Not long afterward the criminal case against Rice was dropped when the woman involved refused to press charges and he agreed to submit to counseling.  As the season advanced he sued the NFL on grounds he’d been punished twice for the same offense, and a court ordered that his suspension be lifted. He has no criminal record, has apologized publicly and married the woman he struck. Yet convicted by the court of public opinion, he’s unemployed and seemingly employable in his chosen field at age 28.

Now look at Ray McDonald, a veteran defensive lineman. He was arrested twice in 2014, both times on charges concerning violence against a girlfriend, including sexual assault. His team, the San Francisco 49ers, took no action after the first incident but released him after the second. During the off-season he was signed by the Chicago Bears but last May was arrested again for same sort of thing and, again, was released by his team. Last week he was indicted for rape stemming from the May incident. Like Rice he’s currently unemployed, but it is noteworthy that the league never has taken action against him, the most-apparent difference between his cases and Rice’s being that no video camera was rolling during any of McDonald’s alleged transgressions.

Turn next to the shocker of the current pre-season, the punch that broke the jaw of Geno Smith, the New York Jets’ quarterback, by teammate Ikemefuna Enemkpali, a backup linebacker, after a dispute over a Smith debt.  Smith required surgery and reportedly could be sidelined for up to two months.

 The Jets cut Enemkpali post haste, but before the week was over he was signed by the Buffalo Bills, whose coach, Rex Ryan, coached the Jets last year. Ryan said he’d talked to Enemkpali and was convinced the young man would sin no more. Ryan’s Bills, incidentally, also are the new employer of Richie Incognito, the main perp in the Miami Dolphins’ 2013 teammate-bullying and harassment mess.  That ought to be some lively locker room.

No criminal charges have been filed in the Enemkpali-Smith matter because Smith says he won’t pursue them, but the incident took place before witnesses at the Jets’ training facility so it’s hard to see where that rules them out. The blow was described as a “sucker punch” that didn’t result from a fight. Although Enemkpali’s target was a man, not a woman, it was as much an assault as Rice’s smacking his sweetie, and because Smith was a putative starter at the game’s most-important position it had significant football impact. Nonetheless, the NFL has taken no action, and none is said to be pending.

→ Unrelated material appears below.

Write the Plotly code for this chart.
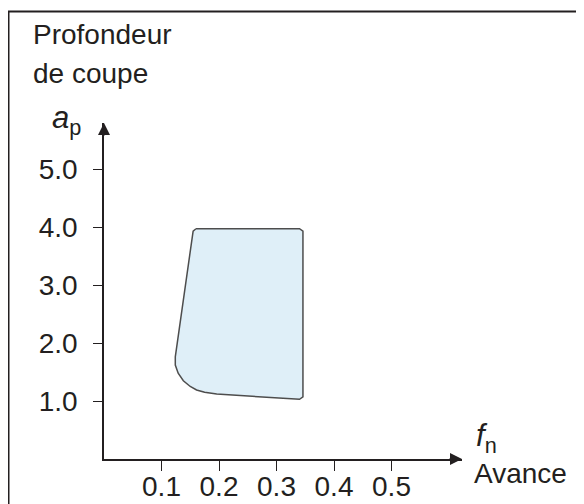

Maybe that’s because the league is up to its elbows seeking to punish Tom Brady, the New England Patriots’ quarterback, for the non-violent offense of causing a bit of air to leak from some footballs used in a last-season playoff game. Goodell came down hard on the Pats’ star, socking him with a four-game suspension, a quarter of the regular season. The issue is in federal court now, and the judge has chaffed at having to spend his time on such trivia, but the NFL’s self-importance knows no bounds, so on it rolls.

In truth, the league has only itself to blame for “Deflategate.” In most other sports opponents share the same game balls, but the NFL lets its teams have their “own” and gives them a week to doctor them before they’re used (for details see my blog of February 15). The stuff that’s permitted exceeds what’s prohibited.

Brady probably did something wrong and should be penalized (15 yards?), but didn’t I read somewhere that the punishment should fit the crime?  He’d have been better off cold-cocking a teammate.









3 comments:

Mike Levy said...

A very interesting article! Thought provoking and that seems something the NFL is incapable of...thought.

lmarcisz said...

An excellent explication of the inconsistent. Clearly the NFL and its owners either have no precise employee policies in place or, alternatively, simply ignore them. The litmus test for guilt and subsequent punishment seems to be fan outrage; what H. L. Mencken referred to as mobocracy. On the other hand it is difficult to summon sympathy for well compensated professional entertainers who lack individual discipline, while at the same time young men and women of comparable age are placing their lives on the line for minimal pay and benefits as defenders of the very Republic which offers these athletes the opportunity to earn millions.

Thanks for the educational piece, Fred.